I’ve been working this recipe for some time now. Nothing revolutionary, just highly effective.
Get a good night’s sleep: You might be able to survive on less sleep than seven hours. But you shouldn’t. On seven hours sleep I am something close to the Dali Lama. On five and half hours sleep I am about as tolerant as Josef Stalin. If you want to massively improve your attitude, try to sleep seven to eight hours a day. Too little sleep will put you in a crooked mood right out of the gate.
Eat clean and never late: The better you eat, the better you feel. Drop the fast food, drop the snacks, and drop the sugar. Never eat tacos and pizza in the same day (ever). Eat mostly lean meats, fruit, and vegetables. Stop eating late at night, too. You’ll sleep better, and you’ll have more energy upon waking. Oh, and for God’s sake don’t wait too long between meals; your low blood sugar will make you a monster.
Drink water: No, seriously. Drink more water. The research indicates that 70% of us walk around dehydrated. It effects your attitude, and it is one the primary reasons you are so tired—and grouchy. (As it turns out, coffee isn’t water. I checked . . . I hope to someday be proven wrong.)

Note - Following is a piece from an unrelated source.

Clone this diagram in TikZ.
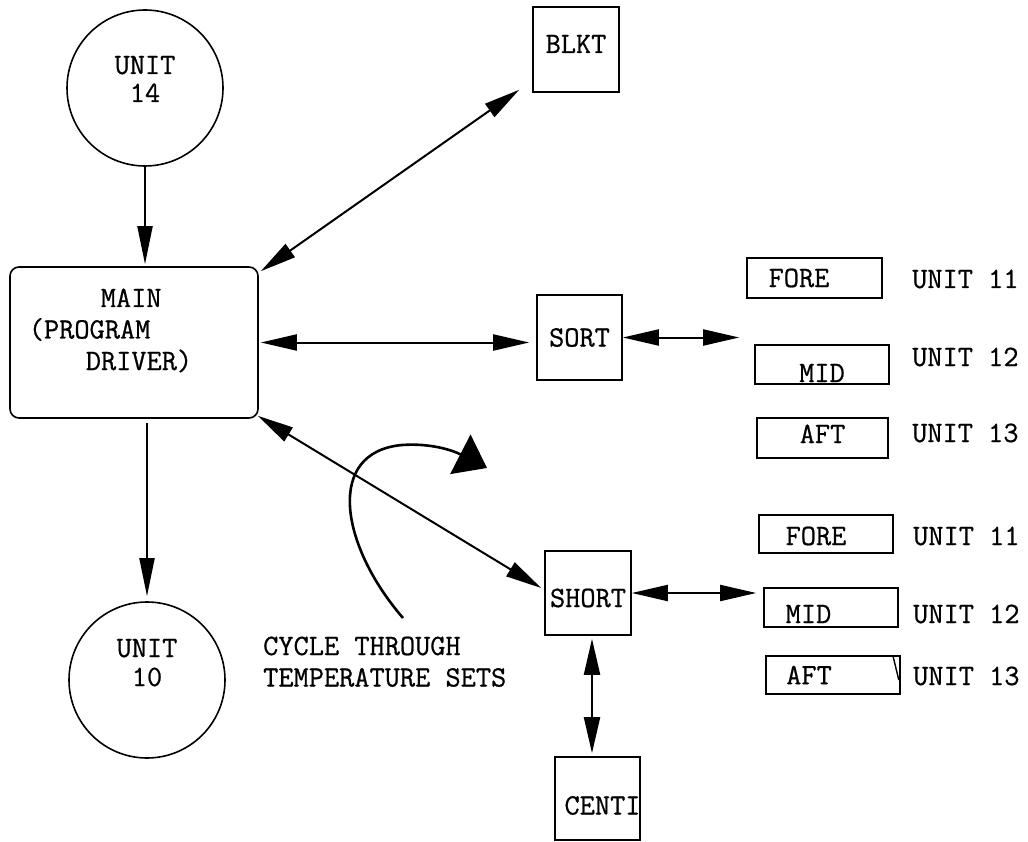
\documentclass[tikz,border=0pt]{standalone}
\usepackage{fontspec}
\newfontfamily\tw{Latin Modern Mono}[FakeBold=0.7]
\usetikzlibrary{arrows.meta}
\begin{document}
\begin{tikzpicture}[x=1pt,y=-1pt,
  every node/.style={font=\tw\fontsize{29.5}{31.5}\selectfont, inner sep=0pt},
  box/.style={draw, line width=1.6pt},
  circ/.style={draw, circle, line width=1.6pt, minimum size=156pt},
  conn/.style={line width=2pt, {Triangle[length=36pt,width=16pt]}-{Triangle[length=36pt,width=16pt]}},
  one/.style={line width=2pt, -{Triangle[length=38pt,width=15pt]}},
  unitlbl/.style={anchor=base west}]
\fill[white] (0,0) rectangle (1028,842);
\useasboundingbox (0,0) rectangle (1028,842);

% circles
\node[circ, text height=17pt, text depth=45pt] (u14) at (145,88)
  {\fontsize{29.5}{28}\selectfont\begin{tabular}[t]{@{}c@{}}UNIT\\14\end{tabular}};
\node[circ, text height=17pt, text depth=63pt] (u10) at (147,680)
  {\fontsize{29.5}{29}\selectfont\begin{tabular}[t]{@{}c@{}}UNIT\\10\end{tabular}};

% main box
\node[box, rounded corners=9pt, minimum width=248pt, minimum height=151pt,
      text height=18pt, text depth=89pt] (main) at (134,342.5)
  {\begin{tabular}[t]{@{}l@{}}\hspace*{72pt}MAIN\\(PROGRAM\\\hspace*{57pt}DRIVER)\hspace*{47pt}\end{tabular}};

% program boxes
\node[box, minimum width=86pt, minimum height=85pt, text height=18pt, text depth=11pt] (blkt) at (576,49.5) {BLKT};
\node[box, minimum width=85pt, minimum height=85pt] (sort) at (579.5,337.5) {SORT};
\node[box, minimum width=86pt, minimum height=84pt, text height=28pt, text depth=0pt] (short) at (588,593) {SHORT};
\node[box, minimum width=85pt, minimum height=83pt, text height=32pt, text depth=0pt] (centi) at (597.5,798.5) {\hspace*{5pt}CENTI\hspace*{-5pt}};

% file boxes (upper group)
\node[box, minimum width=135pt, minimum height=40pt] (fore1) at (814.5,278) {FORE\hspace*{31pt}};
\node[box, minimum width=134pt, minimum height=39pt, text height=35pt, text depth=0pt] (mid1) at (822,364.5) {MID};
\node[box, minimum width=131pt, minimum height=40pt, text height=18pt, text depth=8pt] (aft1) at (822.5,438) {AFT};
\node[unitlbl] (l11a) at (912,288) {UNIT 11};
\node[unitlbl] (l12a) at (912,366) {UNIT 12};
\node[unitlbl] (l13a) at (912,442) {UNIT 13};

% file boxes (lower group)
\node[box, minimum width=134pt, minimum height=38pt, text height=22pt, text depth=0pt] (fore2) at (826,534) {FORE\hspace*{20pt}};
\node[box, minimum width=134pt, minimum height=39pt, text height=31pt, text depth=0pt] (mid2) at (831,607.5) {MID\hspace*{45pt}};
\node[box, minimum width=134pt, minimum height=38pt] (aft2) at (833,675) {AFT\hspace*{48pt}};
\draw[line width=1.4pt] ([xshift=-8pt]aft2.north east) -- ([xshift=-2pt,yshift=-5pt]aft2.east);
\node[unitlbl] (l11b) at (913,545) {UNIT 11};
\node[unitlbl] (l12b) at (913,623) {UNIT 12};
\node[unitlbl] (l13b) at (913,685) {UNIT 13};

% caption
\node[anchor=base west] (cyc) at (263,655)
  {\begin{tabular}[t]{@{}l@{}}CYCLE THROUGH\\TEMPERATURE SETS\end{tabular}};

% connectors
\draw[one, shorten >=2pt] (u14.south) -- (u14.south |- main.north);
\draw[one, shorten <=4pt, shorten >=5pt] (main.south -| u10.north) -- (u10.north);
\draw[conn] ([xshift=2pt,yshift=-5pt]main.north east) -- ([xshift=-13pt,yshift=3pt]blkt.south west);
\draw[conn] ([xshift=2pt]main.east) -- ([xshift=-7pt]main.east -| sort.west);
\draw[conn] (sort.east) -- ([xshift=-15pt]sort.east -| mid1.west);
\draw[conn] ([xshift=-1pt,yshift=3pt]main.south east) -- ([xshift=-3pt,yshift=5pt]short.west);
\draw[conn] (short.east) -- ([xshift=-7pt]short.east -| mid2.west);
\draw[conn] ([xshift=4pt,yshift=-3pt]short.south) -- ([xshift=-5.5pt,yshift=3pt]centi.north);

% cycle arrow
\coordinate (cs) at (403,618);
\coordinate (ce) at (487,468);
\draw[line width=2.6pt, -{Triangle[length=30pt,width=44pt]}]
  (cs) .. controls (340,545) and (325,452) .. (402,445)
       .. controls (430,443) and (452,450) .. (ce);
\end{tikzpicture}
\end{document}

Get some exercise: You don’t have to go crazy (like Chris Brogan, who has probably finished his daily workout before many of us roll out of bed). A half an hour of running and a twenty-minutes of weights every other day will do wonders to improve how you feel—and it will improve your attitude. You were made to do physical work of a heavier burden than banging on the keys of a keyboard and shuffling a mouse back and forth across the desk.
Decompress: Meditate. Get a massage. Take a hot bath. Sit someplace quite and read. Do whatever works for you, but do something to reduce stress (and life is full of stressors, regardless of how well you believe you are functioning). The time you spend recharging is what allows you to reengage with the world with a positive, empowered attitude. If you are in a foul mood, wind down a bit.
You might believe that this has nothing to do with your sales or your business results. You would be wrong. Your brain is trapped inside your tired, bad-food-eating, dehydrated, stressed-out body. Your attitude and your energy are directly correlated to your results—in sales and in life.